Pictures are not part of the copy. Retype the lines from the first one through the line that contains "const xAxisOffset = -GRID_H".
================================
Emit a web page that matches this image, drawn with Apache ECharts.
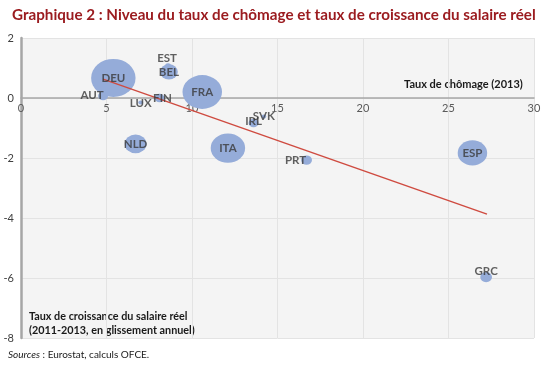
<!DOCTYPE html>
<html>
<head>
<meta charset="utf-8">
<script src="https://cdn.jsdelivr.net/npm/echarts@6/dist/echarts.min.js"></script>
<style>
html,body{margin:0;padding:0;background:#fff;}
#chart{width:550px;height:366px;}
</style>
</head>
<body>
<div id="chart"></div>
<script>
// Data
const pays = ['AUT','DEU','EST','BEL','FIN','LUX','FRA','NLD','ITA','IRL','SVK','PRT','ESP','GRC'];
const chomage = [4.8, 5.4, 8.6, 8.65, 8.1, 7.0, 10.6, 6.7, 12.1, 13.6, 14.2, 16.7, 26.4, 27.2];
const salaire = [0.07, 0.67, 1.08, 0.87, 0.0, -0.15, 0.2, -1.53, -1.67, -0.83, -0.62, -2.07, -1.83, -5.97];
const poids = [5, 100, 1.5, 16, 5, 1.2, 79, 24, 60, 5, 1.2, 6, 44, 7];
const tendanceX = [4.8, 27.25];
const tendanceY = [0.63, -3.87];
const xTicks = [0, 5, 10, 15, 20, 25, 30];
const yTicks = [-8, -6, -4, -2, 0, 2];

const FONT = 'Lato';
const labelOffsets = {
  AUT: [-11, -1], DEU: [0, 0], EST: [-1, -7], BEL: [0, 0], FIN: [3, 0], LUX: [0, 1],
  FRA: [0, 0], NLD: [0, 0], ITA: [0, 0], IRL: [0, -2], SVK: [0, 0], PRT: [-11, 0],
  ESP: [0, 0], GRC: [0, -6]
};

const pts = pays.map((p, i) => [chomage[i], salaire[i], poids[i], p]);
const sizeFn = v => { const h = Math.sqrt(v[2]) * 3.8; return [h * 1.17, h]; };

const GRID_H = 300;
const yMin = yTicks[0], yMax = yTicks[yTicks.length - 1];
// move the x axis (line + labels) up to the y = 0 level
const xAxisOffset = -GRID_H * (0 - yMin) / (yMax - yMin);

const chart = echarts.init(document.getElementById('chart'), null, {renderer: 'canvas'});
chart.setOption({
  animation: false,
  backgroundColor: '#ffffff',
  title: {
    text: 'Graphique 2 : Niveau du taux de chômage et taux de croissance du salaire réel',
    left: 7, top: 3,
    textStyle: {fontFamily: FONT, fontWeight: 'bold', fontSize: 15.2, color: '#9b1c20'}
  },
  grid: {
    left: 21, top: 38, width: 513, height: GRID_H,
    show: true, backgroundColor: '#f4f4f4', borderWidth: 0
  },
  xAxis: {
    type: 'value', min: xTicks[0], max: xTicks[xTicks.length - 1], interval: 5,
    position: 'bottom', offset: xAxisOffset,
    axisLine: {onZero: false, lineStyle: {color: '#a6a6a6', width: 1.5}},
    axisTick: {show: false},
    axisLabel: {fontFamily: FONT, fontSize: 11, color: '#595959', margin: 5},
    splitLine: {lineStyle: {color: '#e3e3e3', width: 1}}
  },
  yAxis: {
    type: 'value', min: yMin, max: yMax, interval: 2,
    axisLine: {show: true, onZero: false, lineStyle: {color: '#a6a6a6', width: 2.5}},
    axisTick: {show: false},
    axisLabel: {fontFamily: FONT, fontSize: 11, color: '#404040', margin: 7},
    splitLine: {lineStyle: {color: '#e3e3e3', width: 1}}
  },
  series: [
    {
      type: 'scatter', z: 1,
      data: pts,
      symbolSize: sizeFn,
      itemStyle: {color: '#95acd9', opacity: 1},
      label: {show: false}
    },
    {
      type: 'line', z: 2,
      data: tendanceX.map((x, i) => [x, tendanceY[i]]),
      symbol: 'none',
      lineStyle: {color: '#cf4b40', width: 1.5}
    },
    {
      type: 'scatter', z: 3,
      data: pts,
      symbolSize: 1,
      itemStyle: {color: 'rgba(0,0,0,0)'},
      label: {
        show: true, position: 'inside',
        formatter: p => p.value[3],
        fontFamily: FONT, fontWeight: 'bold', fontSize: 11.5, color: '#3a3a3a'
      },
      labelLayout: p => ({dx: labelOffsets[pts[p.dataIndex][3]][0], dy: labelOffsets[pts[p.dataIndex][3]][1]})
    }
  ],
  graphic: [
    {type: 'text', left: 404, top: 79, style: {text: 'Taux de chômage (2013)', font: 'bold 11px ' + FONT, fill: '#1a1a1a'}},
    {type: 'text', left: 29, top: 310, style: {text: 'Taux de croissance du salaire réel\n(2011-2013, en glissement annuel)', font: 'bold 10.8px ' + FONT, fill: '#1a1a1a', lineHeight: 13.5}},
    {type: 'text', left: 8, top: 350, style: {
      text: '{i|Sources} : Eurostat, calculs OFCE.',
      font: '10px ' + FONT, fill: '#1a1a1a',
      rich: {i: {fontStyle: 'italic', fontFamily: FONT, fontSize: 10, fill: '#1a1a1a'}}
    }}
  ]
});
</script>
</body>
</html>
================================
Solution:
Emit a web page that matches this image, drawn with Apache ECharts.
<!DOCTYPE html>
<html>
<head>
<meta charset="utf-8">
<script src="https://cdn.jsdelivr.net/npm/echarts@6/dist/echarts.min.js"></script>
<style>
html,body{margin:0;padding:0;background:#fff;}
#chart{width:550px;height:366px;}
</style>
</head>
<body>
<div id="chart"></div>
<script>
// Data
const pays = ['AUT','DEU','EST','BEL','FIN','LUX','FRA','NLD','ITA','IRL','SVK','PRT','ESP','GRC'];
const chomage = [4.8, 5.4, 8.6, 8.65, 8.1, 7.0, 10.6, 6.7, 12.1, 13.6, 14.2, 16.7, 26.4, 27.2];
const salaire = [0.07, 0.67, 1.08, 0.87, 0.0, -0.15, 0.2, -1.53, -1.67, -0.83, -0.62, -2.07, -1.83, -5.97];
const poids = [5, 100, 1.5, 16, 5, 1.2, 79, 24, 60, 5, 1.2, 6, 44, 7];
const tendanceX = [4.8, 27.25];
const tendanceY = [0.63, -3.87];
const xTicks = [0, 5, 10, 15, 20, 25, 30];
const yTicks = [-8, -6, -4, -2, 0, 2];

const FONT = 'Lato';
const labelOffsets = {
  AUT: [-11, -1], DEU: [0, 0], EST: [-1, -7], BEL: [0, 0], FIN: [3, 0], LUX: [0, 1],
  FRA: [0, 0], NLD: [0, 0], ITA: [0, 0], IRL: [0, -2], SVK: [0, 0], PRT: [-11, 0],
  ESP: [0, 0], GRC: [0, -6]
};

const pts = pays.map((p, i) => [chomage[i], salaire[i], poids[i], p]);
const sizeFn = v => { const h = Math.sqrt(v[2]) * 3.8; return [h * 1.17, h]; };

const GRID_H = 300;
const yMin = yTicks[0], yMax = yTicks[yTicks.length - 1];
// move the x axis (line + labels) up to the y = 0 level
const xAxisOffset = -GRID_H * (0 - yMin) / (yMax - yMin);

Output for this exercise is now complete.